As for AltDiffusion, while SignWriting is text, it is represented in 2D. I never managed to make a text encoder that works well with it.
Further experiments
Generating illustrations with native SD as a starting point sounds like a promising direction. I would love help on this -
Following https://www.reddit.com/r/StableDiffusion/comments/x8vxui/i_discovered_an_easy_way_to_force_a_line_drawing/, I played with the x_T for the model with sd_locked=True:
| init | code | image |
|---|---|---|
| default noise | torch.randn(shape) |
|
| completely white | torch.full(shape, fill_value=1.0) |
|
| noise around white | torch.randn(shape) + 1 |
Did I misunderstand the reddit post? I did not change the strength they are referring to, because I'm not sure what it is (it is not the ControlNet strength, I thought it might be the temperature but it does not seem like it is)
Comparison to OpenPose
It is a good idea to compare my network to the OpenPose training run, and propose a new training:
| Feature | ControlNet OpenPose | ControlNet SignWriting | ControlNet SignWriting (proposal) |
|---|---|---|---|
| Data size | 200K | 800 | 2.7K (waiting for GPT-4 quota) |
| Base model | Stable Diffusion 1.5 | Stable Diffusion 2.1 | Stable Diffusion 1.5 + LORA |
| GPU | NVIDIA A100 80GB | NVIDIA A100 80GB | NVIDIA A100 80GB |
| GPU-hours | 300 | 72 | 300 |
| Batch size | 32 | 4 | 32 |
| Learning rate | 1e-5 | 1e-5 | 1e-5 |
| Prompts | image alts | auto-generated | auto-generated |
| EMA Weights | Yes | No (use ema as tutorial) |
No |
sd_locked |
No | Yes | No |
Any suggestions on things to change in the proposal? (Except for dataset size, this is all I have at the moment)
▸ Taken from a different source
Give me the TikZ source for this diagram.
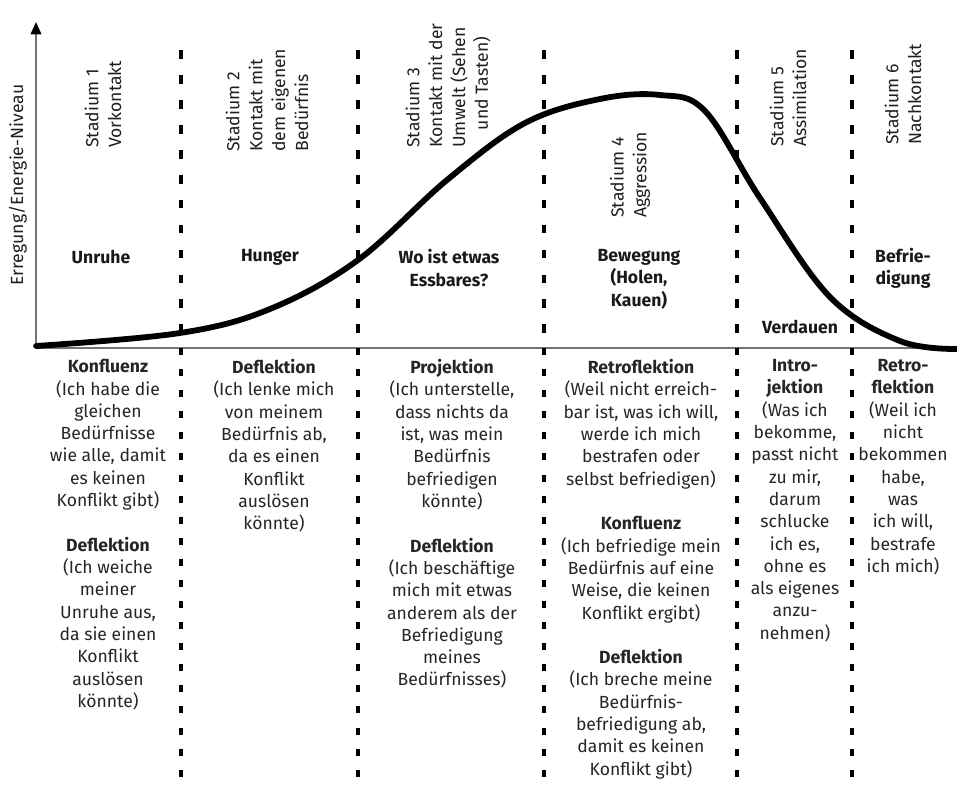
\documentclass[tikz,border=0pt]{standalone}
\usepackage{fontspec}
\setmainfont{Fira Sans}
\usetikzlibrary{arrows.meta}

\newcommand\colfont{\fontsize{10}{12.7}\selectfont}
\newcommand\stagefont{\fontsize{10}{13}\selectfont}

\begin{document}
\begin{tikzpicture}[
  x=0.02cm, y=-0.02cm,
  stage/.style={rotate=90, anchor=west, align=left, inner sep=0pt, font=\stagefont, text=black!88},
  phase/.style={align=center, inner sep=0pt, font=\colfont\bfseries, text=black!90},
  defence/.style={align=center, anchor=north, inner sep=0pt, font=\colfont, text=black!85},
  axis/.style={draw=black!55, line width=1.1pt},
  border/.style={line width=1.8pt, dash pattern=on 5pt off 9.2pt},
  borderlow/.style={line width=1.8pt, dash pattern=on 4pt off 8pt},
  curve/.style={line width=3.3pt, line cap=round},
]

% Canvas
\useasboundingbox (0,0) rectangle (957,790);

% Axes
\coordinate (origin) at (36,348);
\coordinate (ytop)   at (36,22);
\coordinate (xend)   at (957,348);
\draw[axis] (origin) -- (xend);
\draw[axis, -{Triangle[length=7pt, width=6pt, color=black]}] (origin) -- (ytop);
\node[rotate=90, inner sep=0pt, font=\colfont, text=black!88] (ylabel) at (18,185) {Erregung/Energie-Niveau};

% Stage borders
\foreach \x in {181,358,544,737,852} {
  \draw[border] (\x,50) -- (\x,348);
  \draw[borderlow] (\x,348) -- (\x,785);
}

% Contact curve
\draw[curve] plot[smooth, tension=0.6] coordinates {
  (36,346) (180,333) (270,309) (358,260) (447,180) (525,123) (600,99)
  (660,95) (705,111) (760,198) (830,297) (900,341) (957,349)};

% Stages (rotated)
\node[stage] (stage1) at (103,148) {Stadium 1\\Vorkontakt};
\node[stage] (stage2) at (267,152) {Stadium 2\\Kontakt mit\\dem eigenen\\Bedürfnis};
\node[stage] (stage3) at (448,148) {Stadium 3\\Kontakt mit der\\Umwelt (Sehen\\\hspace*{1em}und Tasten)};
\node[stage] (stage4) at (630,218) {Stadium 4\\Aggression};
\node[stage] (stage5) at (788,147) {Stadium 5\\Assimilation};
\node[stage] (stage6) at (903,145) {Stadium 6\\Nachkontakt};

% Phases
\node[phase] (unruhe)   at (101,257) {Unruhe};
\node[phase] (hunger)   at (270,257) {Hunger};
\node[phase] (essbares) at (449,268) {Wo ist etwas\\Essbares?};
\node[phase] (bewegung) at (639,279) {Bewegung\\(Holen,\\Kauen)};
\node[phase] (verdauen) at (800,327) {Verdauen};
\node[phase] (befried)  at (903,268) {Befrie-\\digung};

% Contact interruptions (below axis)
\node[defence] (col1) at (108,359) {\textbf{Konfluenz}\\(Ich habe die\\gleichen\\Bedürfnisse\\wie alle, damit\\es keinen\\Konflikt gibt)\\[12.7pt]
  \textbf{Deflektion}\\(Ich weiche\\meiner\\Unruhe aus,\\da sie einen\\Konflikt\\auslösen\\könnte)};
\node[defence] (col2) at (274,359) {\textbf{Deflektion}\\(Ich lenke mich\\von meinem\\Bedürfnis ab,\\da es einen\\Konflikt\\auslösen\\könnte)};
\node[defence] (col3) at (452,359) {\textbf{Projektion}\\(Ich unterstelle,\\dass nichts da\\ist, was mein\\Bedürfnis\\befriedigen\\könnte)\\[12.7pt]
  \textbf{Deflektion}\\(Ich beschäftige\\mich mit etwas\\anderem als der\\Befriedigung\\meines\\Bedürfnisses)};
\node[defence] (col4) at (641,359) {\textbf{Retroflektion}\\(Weil nicht erreich-\\bar ist, was ich will,\\werde ich mich\\bestrafen oder\\selbst befriedigen)\\[12.7pt]
  \textbf{Konfluenz}\\(Ich befriedige mein\\Bedürfnis auf eine\\Weise, die keinen\\Konflikt ergibt)\\[12.7pt]
  \textbf{Deflektion}\\(Ich breche meine\\Bedürfnis-\\befriedigung ab,\\damit es keinen\\Konflikt gibt)};
\node[defence] (col5) at (795,359) {\textbf{Intro-}\\\textbf{jektion}\\(Was ich\\bekomme,\\passt nicht\\zu mir,\\darum\\schlucke\\ich es,\\ohne es\\als eigenes\\anzu-\\nehmen)};
\node[defence] (col6) at (903,359) {\textbf{Retro-}\\\textbf{flektion}\\(Weil ich\\nicht\\bekommen\\habe,\\was\\ich will,\\bestrafe\\ich mich)};

\end{tikzpicture}
\end{document}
I think the reddit post uses img2img and the strength is referring to the denoising strength. While it is interesting that it works, I would recommend a Lora to get a consistent style. Look here https://civitai.com/search/models?baseModel=SD%201.5&modelType=LORA&sortBy=models_v5%3Ametrics.weightedRating%3Adesc&query=illustration (just an example: https://civitai.com/models/124933/japanesestyleminimalistlineillustrations but you may find even better ones). you then should be able to hook it up with a pose controlnet to get the character in the pose you want.
Thanks @geroldmeisinger :) I updated my plan above to try using 1.5 + this illustration LORA. I am still interested at trying that reddit trick, if nothing else just to learn more.
Could you possibly point me anywhere in the code where there is this img2img conditioning in the ddim sampler, where I could hack in a default white image? (minimally for inference, but ideally also for training)
you don't have to use 1.5 specifically, it just has more loras. img2img is a pipeline. I don't know where you find it in code. it also depends on which framework you are using (in diffusers there is specific pipeline for img2img). in A1111 there is a tab for img2img which might be the easist way if you "just want to try that reddit trick".
@AmitMY Couple of things I notice that could cause the issue.
- Your dataset size is small. Based on the controlnet paper, the smallest dataset they trained on was 50k.
- I am not sure if controlnet is really meant for non-spatial conditioning, most of the controls by community or paper is based on spatial conditioning. I wonder if this is something in the architecture itself that prevents non-spatial conditioning, I wonder if the addition operations of the control unet decoder + sd unet decoder allows only spatial conditioning to be added.
You probably can try IPAdapter with clip embeddings of the sign-writing to inject that information into the Unet.